**Exercise goal**: Check each line of the records for "matplotlib"; collect those that have it.

**Input material**:
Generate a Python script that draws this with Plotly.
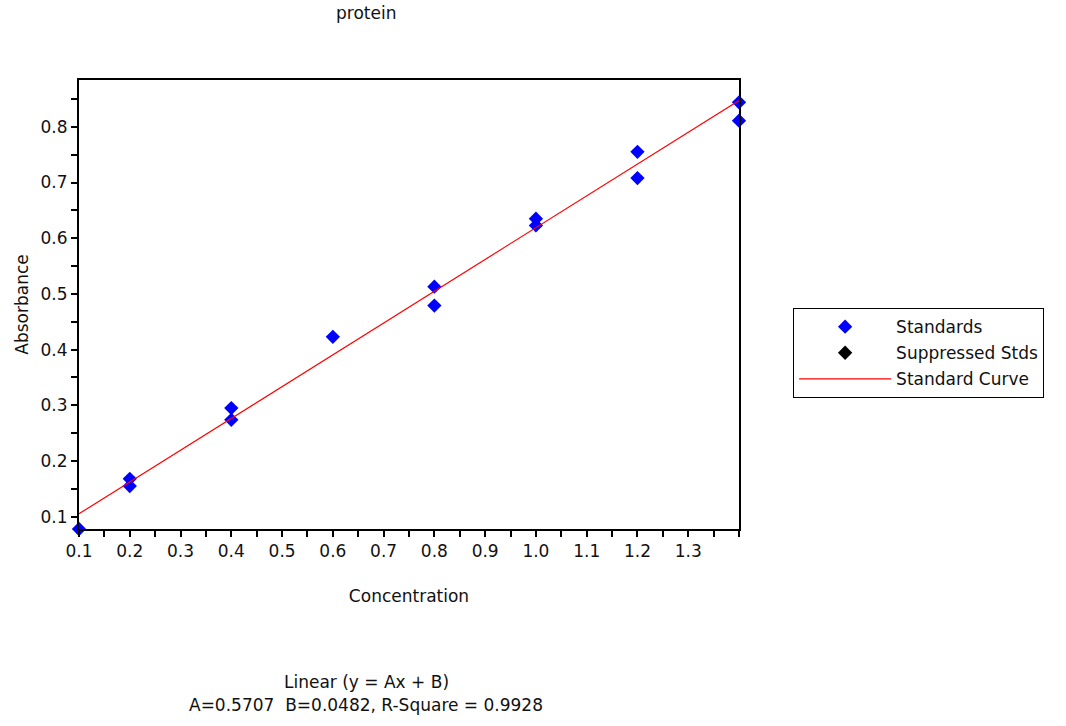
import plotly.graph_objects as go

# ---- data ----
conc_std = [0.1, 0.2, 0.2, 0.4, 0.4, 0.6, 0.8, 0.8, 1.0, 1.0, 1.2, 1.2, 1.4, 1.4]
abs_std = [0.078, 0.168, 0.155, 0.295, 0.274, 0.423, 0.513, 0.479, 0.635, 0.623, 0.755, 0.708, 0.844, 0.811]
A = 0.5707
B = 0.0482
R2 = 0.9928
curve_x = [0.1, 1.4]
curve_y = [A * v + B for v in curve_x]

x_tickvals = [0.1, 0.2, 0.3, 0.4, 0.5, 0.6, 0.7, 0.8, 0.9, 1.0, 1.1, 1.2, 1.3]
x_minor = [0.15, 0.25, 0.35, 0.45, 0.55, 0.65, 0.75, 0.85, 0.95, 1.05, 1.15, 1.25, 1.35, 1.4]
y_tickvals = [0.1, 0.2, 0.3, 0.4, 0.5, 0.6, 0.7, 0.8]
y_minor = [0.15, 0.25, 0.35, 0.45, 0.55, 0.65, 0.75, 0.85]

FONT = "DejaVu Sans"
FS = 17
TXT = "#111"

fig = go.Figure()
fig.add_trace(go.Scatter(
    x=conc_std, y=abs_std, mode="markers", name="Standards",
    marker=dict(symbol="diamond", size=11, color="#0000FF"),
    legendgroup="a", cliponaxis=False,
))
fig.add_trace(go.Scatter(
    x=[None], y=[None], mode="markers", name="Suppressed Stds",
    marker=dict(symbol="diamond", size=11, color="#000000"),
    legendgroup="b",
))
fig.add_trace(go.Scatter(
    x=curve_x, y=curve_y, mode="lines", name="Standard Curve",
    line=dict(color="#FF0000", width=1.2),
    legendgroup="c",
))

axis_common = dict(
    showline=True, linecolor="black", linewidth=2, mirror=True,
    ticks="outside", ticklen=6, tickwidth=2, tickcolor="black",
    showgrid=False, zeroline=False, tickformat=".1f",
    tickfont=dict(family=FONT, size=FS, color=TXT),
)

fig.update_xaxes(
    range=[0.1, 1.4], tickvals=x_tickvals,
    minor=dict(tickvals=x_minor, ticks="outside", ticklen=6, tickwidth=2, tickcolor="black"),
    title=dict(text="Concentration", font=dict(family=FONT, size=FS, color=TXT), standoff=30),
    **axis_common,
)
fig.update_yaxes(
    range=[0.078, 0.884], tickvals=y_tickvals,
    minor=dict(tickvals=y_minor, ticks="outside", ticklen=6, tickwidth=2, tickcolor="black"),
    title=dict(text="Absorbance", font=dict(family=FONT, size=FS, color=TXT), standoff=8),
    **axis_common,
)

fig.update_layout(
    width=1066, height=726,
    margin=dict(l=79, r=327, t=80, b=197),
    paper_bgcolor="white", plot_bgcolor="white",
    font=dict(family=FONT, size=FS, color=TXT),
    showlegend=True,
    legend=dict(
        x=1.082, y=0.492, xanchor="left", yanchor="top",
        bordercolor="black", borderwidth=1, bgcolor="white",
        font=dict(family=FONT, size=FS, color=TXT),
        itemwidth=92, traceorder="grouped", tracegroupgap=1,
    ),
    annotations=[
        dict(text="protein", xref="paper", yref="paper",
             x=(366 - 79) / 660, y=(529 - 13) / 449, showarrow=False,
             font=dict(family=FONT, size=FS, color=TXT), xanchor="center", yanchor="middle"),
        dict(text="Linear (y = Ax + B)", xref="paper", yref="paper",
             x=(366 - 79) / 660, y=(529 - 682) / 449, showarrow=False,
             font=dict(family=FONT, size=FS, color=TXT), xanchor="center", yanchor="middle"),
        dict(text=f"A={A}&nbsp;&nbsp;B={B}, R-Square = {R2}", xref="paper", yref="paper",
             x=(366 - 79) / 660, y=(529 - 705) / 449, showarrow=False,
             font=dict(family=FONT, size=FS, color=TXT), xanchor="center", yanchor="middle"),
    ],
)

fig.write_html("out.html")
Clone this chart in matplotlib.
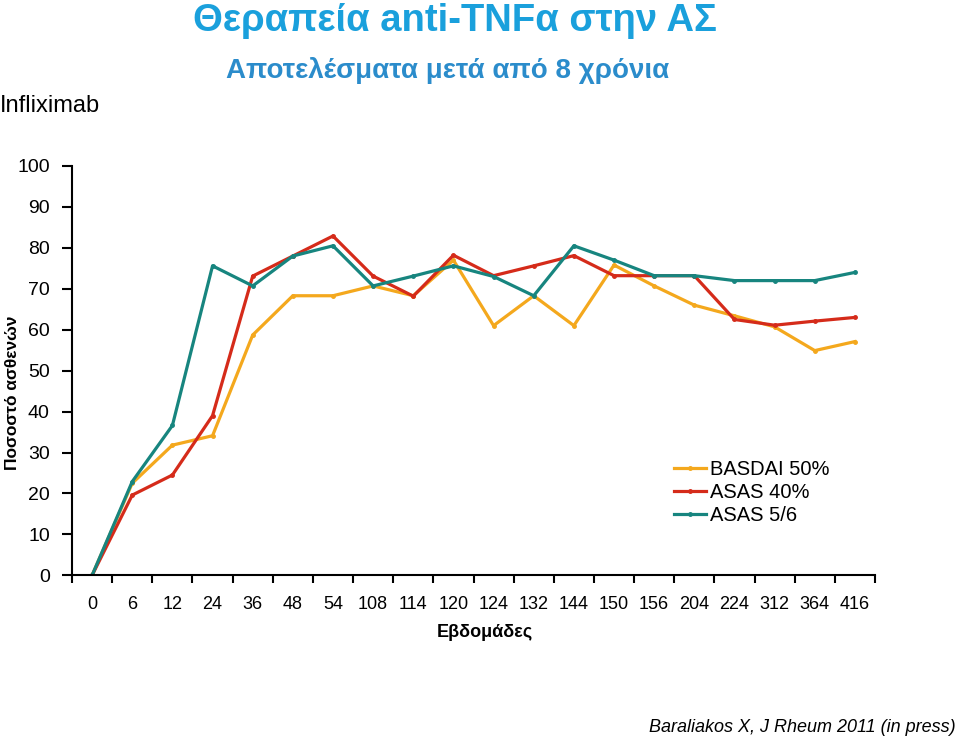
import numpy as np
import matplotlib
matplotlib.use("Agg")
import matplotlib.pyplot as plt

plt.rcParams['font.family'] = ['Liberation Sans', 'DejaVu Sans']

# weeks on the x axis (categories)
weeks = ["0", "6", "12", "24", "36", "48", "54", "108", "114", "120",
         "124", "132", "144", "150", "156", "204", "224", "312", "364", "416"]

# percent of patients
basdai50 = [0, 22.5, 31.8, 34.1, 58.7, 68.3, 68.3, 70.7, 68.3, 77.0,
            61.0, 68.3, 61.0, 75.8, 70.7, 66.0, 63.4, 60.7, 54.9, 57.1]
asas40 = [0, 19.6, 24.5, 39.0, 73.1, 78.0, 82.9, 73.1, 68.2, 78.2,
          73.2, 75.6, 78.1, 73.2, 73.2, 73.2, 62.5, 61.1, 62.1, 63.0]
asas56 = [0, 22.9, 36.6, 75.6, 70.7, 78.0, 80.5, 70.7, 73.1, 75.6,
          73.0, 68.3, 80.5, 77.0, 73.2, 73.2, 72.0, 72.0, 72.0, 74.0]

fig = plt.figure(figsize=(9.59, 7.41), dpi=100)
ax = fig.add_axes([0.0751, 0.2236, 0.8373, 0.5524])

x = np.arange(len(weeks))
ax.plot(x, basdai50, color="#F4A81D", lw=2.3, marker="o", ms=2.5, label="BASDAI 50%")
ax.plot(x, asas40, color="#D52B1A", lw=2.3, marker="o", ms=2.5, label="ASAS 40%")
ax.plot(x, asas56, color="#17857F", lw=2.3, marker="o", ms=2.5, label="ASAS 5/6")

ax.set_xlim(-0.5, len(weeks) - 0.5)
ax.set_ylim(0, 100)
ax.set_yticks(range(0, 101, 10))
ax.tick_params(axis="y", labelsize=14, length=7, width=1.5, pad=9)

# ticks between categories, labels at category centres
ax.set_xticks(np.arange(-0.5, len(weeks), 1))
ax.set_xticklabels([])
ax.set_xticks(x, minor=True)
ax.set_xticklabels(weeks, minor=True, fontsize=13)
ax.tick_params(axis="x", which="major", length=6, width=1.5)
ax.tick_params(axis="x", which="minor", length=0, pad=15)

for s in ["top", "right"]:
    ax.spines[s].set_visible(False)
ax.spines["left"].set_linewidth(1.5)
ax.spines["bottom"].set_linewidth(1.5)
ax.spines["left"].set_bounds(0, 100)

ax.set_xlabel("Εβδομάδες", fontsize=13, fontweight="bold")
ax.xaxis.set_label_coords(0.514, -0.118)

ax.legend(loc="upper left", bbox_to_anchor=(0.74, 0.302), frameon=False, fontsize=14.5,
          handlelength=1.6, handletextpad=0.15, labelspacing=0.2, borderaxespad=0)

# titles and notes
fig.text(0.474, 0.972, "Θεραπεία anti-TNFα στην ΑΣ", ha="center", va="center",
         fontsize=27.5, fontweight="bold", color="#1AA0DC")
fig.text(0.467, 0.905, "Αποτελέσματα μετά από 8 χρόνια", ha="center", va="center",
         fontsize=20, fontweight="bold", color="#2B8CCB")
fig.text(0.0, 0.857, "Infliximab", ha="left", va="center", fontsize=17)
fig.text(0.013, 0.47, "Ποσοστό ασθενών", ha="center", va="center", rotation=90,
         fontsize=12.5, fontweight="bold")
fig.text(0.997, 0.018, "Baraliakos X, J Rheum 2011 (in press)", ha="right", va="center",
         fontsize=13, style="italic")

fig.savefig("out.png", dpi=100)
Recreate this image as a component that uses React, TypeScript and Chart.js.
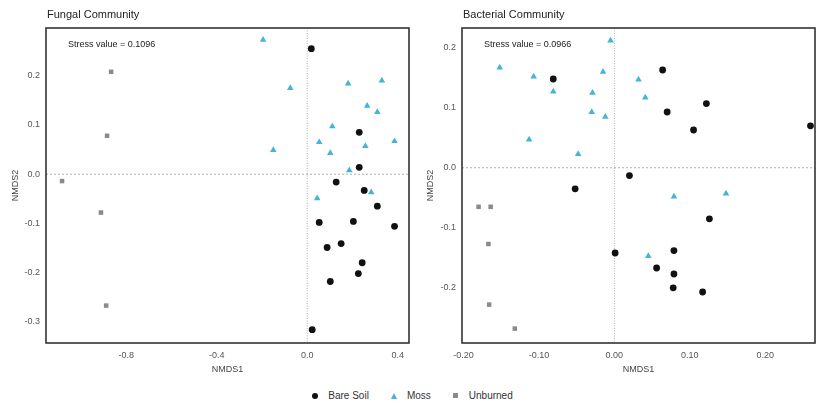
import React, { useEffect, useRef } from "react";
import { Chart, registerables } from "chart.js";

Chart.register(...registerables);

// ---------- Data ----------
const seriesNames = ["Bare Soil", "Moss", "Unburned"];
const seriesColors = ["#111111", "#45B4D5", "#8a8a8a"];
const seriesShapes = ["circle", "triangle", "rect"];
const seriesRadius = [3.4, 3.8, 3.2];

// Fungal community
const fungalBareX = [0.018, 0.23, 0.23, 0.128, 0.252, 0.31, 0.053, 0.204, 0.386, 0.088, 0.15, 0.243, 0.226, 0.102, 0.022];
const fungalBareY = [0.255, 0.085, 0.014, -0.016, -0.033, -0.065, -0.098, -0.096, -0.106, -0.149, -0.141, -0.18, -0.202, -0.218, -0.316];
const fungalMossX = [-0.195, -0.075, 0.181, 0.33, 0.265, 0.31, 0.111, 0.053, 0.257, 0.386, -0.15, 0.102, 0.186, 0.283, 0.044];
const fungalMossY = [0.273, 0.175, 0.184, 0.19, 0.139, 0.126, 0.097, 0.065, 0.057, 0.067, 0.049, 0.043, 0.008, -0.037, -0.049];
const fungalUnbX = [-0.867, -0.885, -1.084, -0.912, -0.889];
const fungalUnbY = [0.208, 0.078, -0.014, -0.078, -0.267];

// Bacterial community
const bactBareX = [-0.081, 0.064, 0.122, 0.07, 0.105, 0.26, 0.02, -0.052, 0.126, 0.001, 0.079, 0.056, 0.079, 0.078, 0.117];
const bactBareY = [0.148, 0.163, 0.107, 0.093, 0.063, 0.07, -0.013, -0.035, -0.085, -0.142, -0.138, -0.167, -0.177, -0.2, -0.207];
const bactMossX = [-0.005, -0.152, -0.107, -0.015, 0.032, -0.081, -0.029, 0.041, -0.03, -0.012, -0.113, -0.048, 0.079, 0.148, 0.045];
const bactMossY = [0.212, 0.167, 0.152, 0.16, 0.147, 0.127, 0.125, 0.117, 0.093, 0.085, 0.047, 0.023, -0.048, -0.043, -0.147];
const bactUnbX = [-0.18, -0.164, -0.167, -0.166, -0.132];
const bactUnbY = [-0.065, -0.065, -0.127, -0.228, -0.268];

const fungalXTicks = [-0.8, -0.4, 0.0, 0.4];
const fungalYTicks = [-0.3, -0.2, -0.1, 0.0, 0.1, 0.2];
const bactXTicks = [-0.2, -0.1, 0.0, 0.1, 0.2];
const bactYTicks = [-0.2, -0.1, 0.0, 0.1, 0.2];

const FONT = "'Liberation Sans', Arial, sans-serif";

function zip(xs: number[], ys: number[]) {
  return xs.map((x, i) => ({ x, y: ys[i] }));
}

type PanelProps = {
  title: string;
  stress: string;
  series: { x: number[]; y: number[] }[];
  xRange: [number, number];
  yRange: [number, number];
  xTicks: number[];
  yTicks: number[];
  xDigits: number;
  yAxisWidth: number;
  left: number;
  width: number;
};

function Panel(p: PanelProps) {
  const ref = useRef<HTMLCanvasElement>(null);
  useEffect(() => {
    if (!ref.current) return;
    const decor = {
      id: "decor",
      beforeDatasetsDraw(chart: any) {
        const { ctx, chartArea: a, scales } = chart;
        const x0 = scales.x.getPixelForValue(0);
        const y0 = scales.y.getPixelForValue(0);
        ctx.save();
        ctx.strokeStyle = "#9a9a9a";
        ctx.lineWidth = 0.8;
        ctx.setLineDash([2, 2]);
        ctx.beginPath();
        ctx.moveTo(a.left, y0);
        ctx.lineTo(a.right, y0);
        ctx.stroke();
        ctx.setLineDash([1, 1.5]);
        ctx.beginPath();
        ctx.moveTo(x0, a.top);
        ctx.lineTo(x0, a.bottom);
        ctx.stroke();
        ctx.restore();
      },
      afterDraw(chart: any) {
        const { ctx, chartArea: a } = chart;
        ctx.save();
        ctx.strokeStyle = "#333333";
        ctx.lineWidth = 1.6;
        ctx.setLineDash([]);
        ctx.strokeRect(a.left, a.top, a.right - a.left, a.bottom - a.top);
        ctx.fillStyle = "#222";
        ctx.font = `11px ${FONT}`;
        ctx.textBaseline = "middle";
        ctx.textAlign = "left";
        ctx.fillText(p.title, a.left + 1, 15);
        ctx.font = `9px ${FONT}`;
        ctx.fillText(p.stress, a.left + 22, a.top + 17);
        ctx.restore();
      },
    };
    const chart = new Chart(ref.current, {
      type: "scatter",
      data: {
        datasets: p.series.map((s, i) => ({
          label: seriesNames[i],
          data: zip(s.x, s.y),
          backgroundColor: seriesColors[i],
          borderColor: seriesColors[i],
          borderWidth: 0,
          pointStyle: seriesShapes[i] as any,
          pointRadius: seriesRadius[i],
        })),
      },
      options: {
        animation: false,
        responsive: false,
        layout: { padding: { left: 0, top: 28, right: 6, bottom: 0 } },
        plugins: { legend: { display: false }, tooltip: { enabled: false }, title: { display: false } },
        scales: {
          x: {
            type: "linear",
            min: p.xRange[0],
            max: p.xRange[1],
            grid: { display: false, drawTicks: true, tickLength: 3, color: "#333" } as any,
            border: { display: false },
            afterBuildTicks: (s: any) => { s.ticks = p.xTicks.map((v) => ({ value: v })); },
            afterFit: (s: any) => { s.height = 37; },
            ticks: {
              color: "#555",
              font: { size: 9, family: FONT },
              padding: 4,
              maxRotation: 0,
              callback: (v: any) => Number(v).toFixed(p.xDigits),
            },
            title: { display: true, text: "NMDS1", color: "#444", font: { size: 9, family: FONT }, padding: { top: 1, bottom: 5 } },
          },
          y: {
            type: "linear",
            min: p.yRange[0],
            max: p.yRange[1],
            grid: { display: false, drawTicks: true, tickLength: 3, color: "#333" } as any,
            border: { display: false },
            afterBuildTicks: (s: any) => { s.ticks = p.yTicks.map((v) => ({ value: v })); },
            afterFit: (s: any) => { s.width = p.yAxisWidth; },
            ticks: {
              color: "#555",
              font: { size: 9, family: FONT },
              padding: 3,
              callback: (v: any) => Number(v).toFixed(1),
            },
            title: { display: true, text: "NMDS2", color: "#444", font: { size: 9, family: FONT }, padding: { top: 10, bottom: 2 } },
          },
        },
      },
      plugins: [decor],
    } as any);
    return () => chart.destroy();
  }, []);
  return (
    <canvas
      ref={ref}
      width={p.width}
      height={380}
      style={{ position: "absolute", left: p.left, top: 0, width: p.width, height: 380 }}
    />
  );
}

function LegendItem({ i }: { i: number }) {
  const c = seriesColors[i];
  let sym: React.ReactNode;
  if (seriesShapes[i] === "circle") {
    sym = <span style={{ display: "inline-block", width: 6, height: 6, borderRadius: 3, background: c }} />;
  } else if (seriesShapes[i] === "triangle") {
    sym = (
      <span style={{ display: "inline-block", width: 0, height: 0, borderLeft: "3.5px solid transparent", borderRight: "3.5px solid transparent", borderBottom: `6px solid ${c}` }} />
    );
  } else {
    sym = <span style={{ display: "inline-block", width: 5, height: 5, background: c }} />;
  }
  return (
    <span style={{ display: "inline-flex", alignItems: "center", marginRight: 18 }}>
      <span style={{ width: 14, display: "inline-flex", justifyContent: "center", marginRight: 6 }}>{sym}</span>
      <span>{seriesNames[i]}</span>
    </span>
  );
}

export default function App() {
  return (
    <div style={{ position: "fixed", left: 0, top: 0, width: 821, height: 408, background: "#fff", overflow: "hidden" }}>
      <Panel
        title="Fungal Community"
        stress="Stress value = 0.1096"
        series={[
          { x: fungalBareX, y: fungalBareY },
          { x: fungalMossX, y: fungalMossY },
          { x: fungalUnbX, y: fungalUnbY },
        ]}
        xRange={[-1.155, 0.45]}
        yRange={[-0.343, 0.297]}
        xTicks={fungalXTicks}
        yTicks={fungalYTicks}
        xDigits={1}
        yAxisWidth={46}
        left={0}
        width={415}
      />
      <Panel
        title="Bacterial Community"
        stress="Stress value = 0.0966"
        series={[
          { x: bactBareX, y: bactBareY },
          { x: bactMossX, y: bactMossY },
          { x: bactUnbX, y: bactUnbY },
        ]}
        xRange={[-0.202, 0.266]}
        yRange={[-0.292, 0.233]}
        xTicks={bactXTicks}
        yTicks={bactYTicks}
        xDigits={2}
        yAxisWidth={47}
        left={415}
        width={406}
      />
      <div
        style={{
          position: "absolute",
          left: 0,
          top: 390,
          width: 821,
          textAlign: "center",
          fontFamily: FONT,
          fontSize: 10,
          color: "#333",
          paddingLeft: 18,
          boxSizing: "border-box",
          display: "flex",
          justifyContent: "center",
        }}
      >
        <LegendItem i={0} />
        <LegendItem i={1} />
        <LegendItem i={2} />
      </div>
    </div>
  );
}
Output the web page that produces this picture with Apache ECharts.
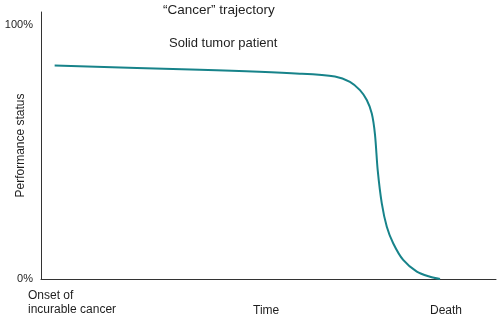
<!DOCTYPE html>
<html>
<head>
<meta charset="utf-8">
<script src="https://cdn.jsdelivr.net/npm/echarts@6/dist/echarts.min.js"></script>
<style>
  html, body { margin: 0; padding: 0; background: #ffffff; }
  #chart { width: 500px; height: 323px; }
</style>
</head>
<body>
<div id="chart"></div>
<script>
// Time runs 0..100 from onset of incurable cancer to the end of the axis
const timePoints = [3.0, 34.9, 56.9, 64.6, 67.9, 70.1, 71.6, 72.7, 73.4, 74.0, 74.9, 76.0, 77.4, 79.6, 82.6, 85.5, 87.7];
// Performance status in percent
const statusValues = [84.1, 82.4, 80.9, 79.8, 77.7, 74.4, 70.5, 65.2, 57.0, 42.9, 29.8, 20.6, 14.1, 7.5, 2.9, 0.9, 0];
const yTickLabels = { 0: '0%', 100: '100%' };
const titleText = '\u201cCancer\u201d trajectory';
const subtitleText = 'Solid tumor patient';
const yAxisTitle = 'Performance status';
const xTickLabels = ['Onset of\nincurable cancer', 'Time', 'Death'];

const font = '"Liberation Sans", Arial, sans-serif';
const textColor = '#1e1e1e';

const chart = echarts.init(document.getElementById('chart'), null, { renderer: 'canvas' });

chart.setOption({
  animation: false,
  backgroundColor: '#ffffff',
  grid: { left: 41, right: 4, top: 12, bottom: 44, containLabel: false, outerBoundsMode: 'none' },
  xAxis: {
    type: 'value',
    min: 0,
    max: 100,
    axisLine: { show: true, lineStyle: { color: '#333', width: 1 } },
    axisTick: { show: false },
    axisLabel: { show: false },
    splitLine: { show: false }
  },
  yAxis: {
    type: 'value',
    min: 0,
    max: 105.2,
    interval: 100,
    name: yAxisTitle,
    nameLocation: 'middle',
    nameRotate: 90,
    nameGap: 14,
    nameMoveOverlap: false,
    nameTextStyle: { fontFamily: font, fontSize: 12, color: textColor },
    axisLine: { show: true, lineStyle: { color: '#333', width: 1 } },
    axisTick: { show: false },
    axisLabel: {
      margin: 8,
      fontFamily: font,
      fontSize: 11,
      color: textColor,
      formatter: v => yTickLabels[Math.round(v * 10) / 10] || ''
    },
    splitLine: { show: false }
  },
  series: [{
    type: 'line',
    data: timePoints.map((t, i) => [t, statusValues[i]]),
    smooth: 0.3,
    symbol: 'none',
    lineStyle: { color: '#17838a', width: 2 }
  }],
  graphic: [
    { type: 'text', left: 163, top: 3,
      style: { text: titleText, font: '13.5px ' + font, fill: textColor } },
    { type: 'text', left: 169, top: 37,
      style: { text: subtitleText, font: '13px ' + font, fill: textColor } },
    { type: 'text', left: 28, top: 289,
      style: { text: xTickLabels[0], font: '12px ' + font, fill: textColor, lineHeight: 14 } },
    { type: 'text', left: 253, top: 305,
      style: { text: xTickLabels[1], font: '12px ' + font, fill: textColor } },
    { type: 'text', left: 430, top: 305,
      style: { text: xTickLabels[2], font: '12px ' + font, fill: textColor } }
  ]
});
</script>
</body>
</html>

**Output**:
Clone this chart in matplotlib.
import matplotlib
matplotlib.use("Agg")
import matplotlib.pyplot as plt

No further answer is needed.